*THE EXERCISE*.
Give back exactly the lines from the one with "Write a LaTeX" through the one with "(0,0) rectangle (1181,689);", inclusive, without the images.

BEGIN DATA PROVIDED

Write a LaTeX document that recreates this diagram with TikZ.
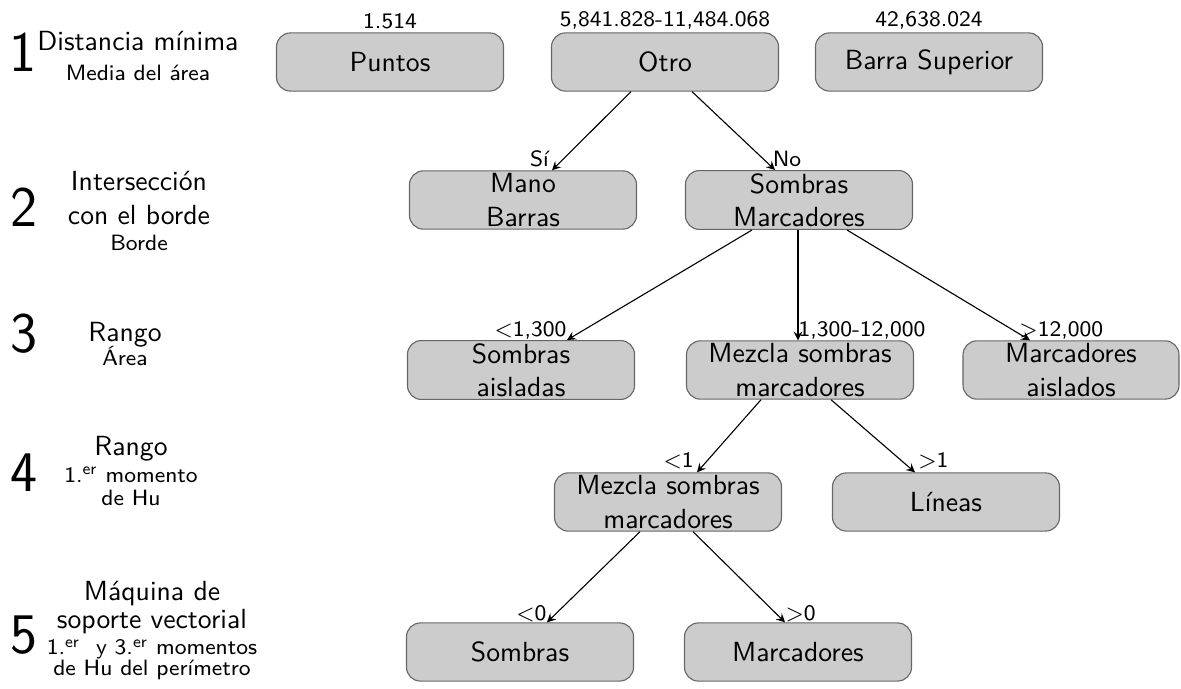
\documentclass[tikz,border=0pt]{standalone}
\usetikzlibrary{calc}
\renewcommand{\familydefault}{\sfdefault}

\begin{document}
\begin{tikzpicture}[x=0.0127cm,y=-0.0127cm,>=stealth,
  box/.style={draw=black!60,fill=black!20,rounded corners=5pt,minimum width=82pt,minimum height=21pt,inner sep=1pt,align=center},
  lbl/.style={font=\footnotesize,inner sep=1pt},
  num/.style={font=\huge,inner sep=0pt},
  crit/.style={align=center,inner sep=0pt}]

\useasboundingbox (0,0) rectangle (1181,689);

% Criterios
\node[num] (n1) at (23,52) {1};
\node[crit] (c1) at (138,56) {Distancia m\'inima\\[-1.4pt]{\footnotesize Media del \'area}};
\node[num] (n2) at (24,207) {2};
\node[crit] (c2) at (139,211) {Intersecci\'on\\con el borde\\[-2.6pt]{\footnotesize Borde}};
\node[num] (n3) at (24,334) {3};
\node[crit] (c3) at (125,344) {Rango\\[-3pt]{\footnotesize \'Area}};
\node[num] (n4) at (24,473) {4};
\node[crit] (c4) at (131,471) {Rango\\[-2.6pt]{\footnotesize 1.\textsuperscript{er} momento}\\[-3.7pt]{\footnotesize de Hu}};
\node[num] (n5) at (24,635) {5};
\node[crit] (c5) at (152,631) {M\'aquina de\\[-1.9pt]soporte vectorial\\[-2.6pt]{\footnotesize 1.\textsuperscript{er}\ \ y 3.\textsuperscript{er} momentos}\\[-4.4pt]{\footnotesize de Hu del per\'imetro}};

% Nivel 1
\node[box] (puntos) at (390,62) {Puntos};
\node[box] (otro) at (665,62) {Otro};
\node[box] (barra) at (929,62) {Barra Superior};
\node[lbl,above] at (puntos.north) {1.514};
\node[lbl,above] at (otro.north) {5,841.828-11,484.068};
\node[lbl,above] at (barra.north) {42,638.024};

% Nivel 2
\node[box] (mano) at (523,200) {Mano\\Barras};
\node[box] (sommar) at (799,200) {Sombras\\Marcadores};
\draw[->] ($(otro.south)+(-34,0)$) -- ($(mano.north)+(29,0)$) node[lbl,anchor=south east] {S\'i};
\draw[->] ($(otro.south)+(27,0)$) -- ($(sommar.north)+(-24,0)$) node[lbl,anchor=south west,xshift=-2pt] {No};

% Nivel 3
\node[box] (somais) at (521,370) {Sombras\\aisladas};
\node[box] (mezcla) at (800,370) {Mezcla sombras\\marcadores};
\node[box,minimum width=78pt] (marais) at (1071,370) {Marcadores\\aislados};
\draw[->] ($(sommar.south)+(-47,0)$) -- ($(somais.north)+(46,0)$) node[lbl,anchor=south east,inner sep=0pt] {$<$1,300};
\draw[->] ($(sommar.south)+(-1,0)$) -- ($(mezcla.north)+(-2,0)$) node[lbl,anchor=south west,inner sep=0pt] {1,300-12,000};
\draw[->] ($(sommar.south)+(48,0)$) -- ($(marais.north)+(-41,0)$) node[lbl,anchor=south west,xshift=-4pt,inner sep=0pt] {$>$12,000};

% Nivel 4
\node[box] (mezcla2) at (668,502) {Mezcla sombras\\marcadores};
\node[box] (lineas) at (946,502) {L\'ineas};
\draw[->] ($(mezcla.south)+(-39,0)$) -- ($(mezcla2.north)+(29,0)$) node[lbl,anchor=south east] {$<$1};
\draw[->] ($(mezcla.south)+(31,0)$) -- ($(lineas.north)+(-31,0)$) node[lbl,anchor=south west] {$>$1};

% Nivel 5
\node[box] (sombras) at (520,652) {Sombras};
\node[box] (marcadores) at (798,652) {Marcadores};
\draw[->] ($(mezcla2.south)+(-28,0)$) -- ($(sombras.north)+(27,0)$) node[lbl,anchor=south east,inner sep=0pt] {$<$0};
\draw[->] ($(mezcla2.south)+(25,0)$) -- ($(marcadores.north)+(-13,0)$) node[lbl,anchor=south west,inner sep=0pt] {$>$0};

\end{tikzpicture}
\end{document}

END DATA PROVIDED
BEGIN DATA PROVIDED

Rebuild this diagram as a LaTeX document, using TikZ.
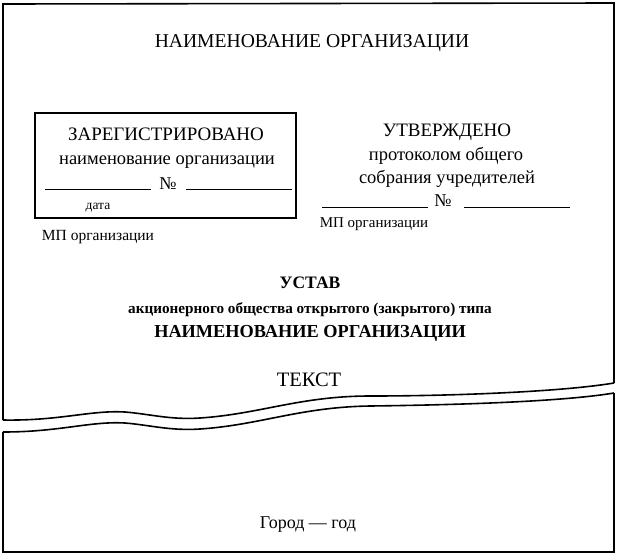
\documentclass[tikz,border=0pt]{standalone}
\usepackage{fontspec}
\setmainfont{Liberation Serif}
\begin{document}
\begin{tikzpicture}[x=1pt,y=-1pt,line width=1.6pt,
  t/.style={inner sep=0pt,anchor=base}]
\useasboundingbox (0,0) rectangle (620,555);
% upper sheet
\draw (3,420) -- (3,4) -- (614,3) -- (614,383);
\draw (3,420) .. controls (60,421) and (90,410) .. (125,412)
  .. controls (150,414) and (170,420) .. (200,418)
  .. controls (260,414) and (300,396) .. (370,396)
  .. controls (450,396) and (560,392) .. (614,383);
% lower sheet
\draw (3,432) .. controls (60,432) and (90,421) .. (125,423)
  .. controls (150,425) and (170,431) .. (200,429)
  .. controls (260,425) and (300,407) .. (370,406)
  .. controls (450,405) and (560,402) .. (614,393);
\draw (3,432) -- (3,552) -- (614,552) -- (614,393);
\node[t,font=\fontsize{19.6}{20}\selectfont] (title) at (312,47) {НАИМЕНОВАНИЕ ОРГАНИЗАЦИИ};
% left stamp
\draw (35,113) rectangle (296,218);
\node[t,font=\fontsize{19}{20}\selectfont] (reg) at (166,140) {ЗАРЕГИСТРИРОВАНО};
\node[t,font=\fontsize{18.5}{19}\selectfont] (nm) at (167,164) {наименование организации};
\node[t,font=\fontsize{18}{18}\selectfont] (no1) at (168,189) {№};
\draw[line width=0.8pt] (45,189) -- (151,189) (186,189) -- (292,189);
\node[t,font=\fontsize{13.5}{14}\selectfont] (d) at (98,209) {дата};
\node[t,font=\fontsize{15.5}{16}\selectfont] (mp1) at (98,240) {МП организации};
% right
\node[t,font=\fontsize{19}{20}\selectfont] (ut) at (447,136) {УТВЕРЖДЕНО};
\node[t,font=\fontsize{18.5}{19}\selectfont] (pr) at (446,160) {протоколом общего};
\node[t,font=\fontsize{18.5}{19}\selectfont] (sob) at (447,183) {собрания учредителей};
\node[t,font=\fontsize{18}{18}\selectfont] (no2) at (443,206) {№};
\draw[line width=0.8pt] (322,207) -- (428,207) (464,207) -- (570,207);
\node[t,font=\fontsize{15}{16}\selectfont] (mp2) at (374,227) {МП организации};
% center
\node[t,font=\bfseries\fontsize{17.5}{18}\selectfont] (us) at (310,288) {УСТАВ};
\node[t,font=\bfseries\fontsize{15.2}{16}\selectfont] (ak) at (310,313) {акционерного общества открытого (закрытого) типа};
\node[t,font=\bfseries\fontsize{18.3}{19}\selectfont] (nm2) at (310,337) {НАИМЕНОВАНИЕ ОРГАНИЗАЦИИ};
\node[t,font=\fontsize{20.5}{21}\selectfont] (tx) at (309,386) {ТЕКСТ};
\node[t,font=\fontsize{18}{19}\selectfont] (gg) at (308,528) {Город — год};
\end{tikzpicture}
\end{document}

END DATA PROVIDED

*THE RESPONSE*.
Write a LaTeX document that recreates this diagram with TikZ.
\documentclass[tikz,border=0pt]{standalone}
\usetikzlibrary{calc}
\renewcommand{\familydefault}{\sfdefault}

\begin{document}
\begin{tikzpicture}[x=0.0127cm,y=-0.0127cm,>=stealth,
  box/.style={draw=black!60,fill=black!20,rounded corners=5pt,minimum width=82pt,minimum height=21pt,inner sep=1pt,align=center},
  lbl/.style={font=\footnotesize,inner sep=1pt},
  num/.style={font=\huge,inner sep=0pt},
  crit/.style={align=center,inner sep=0pt}]

\useasboundingbox (0,0) rectangle (1181,689);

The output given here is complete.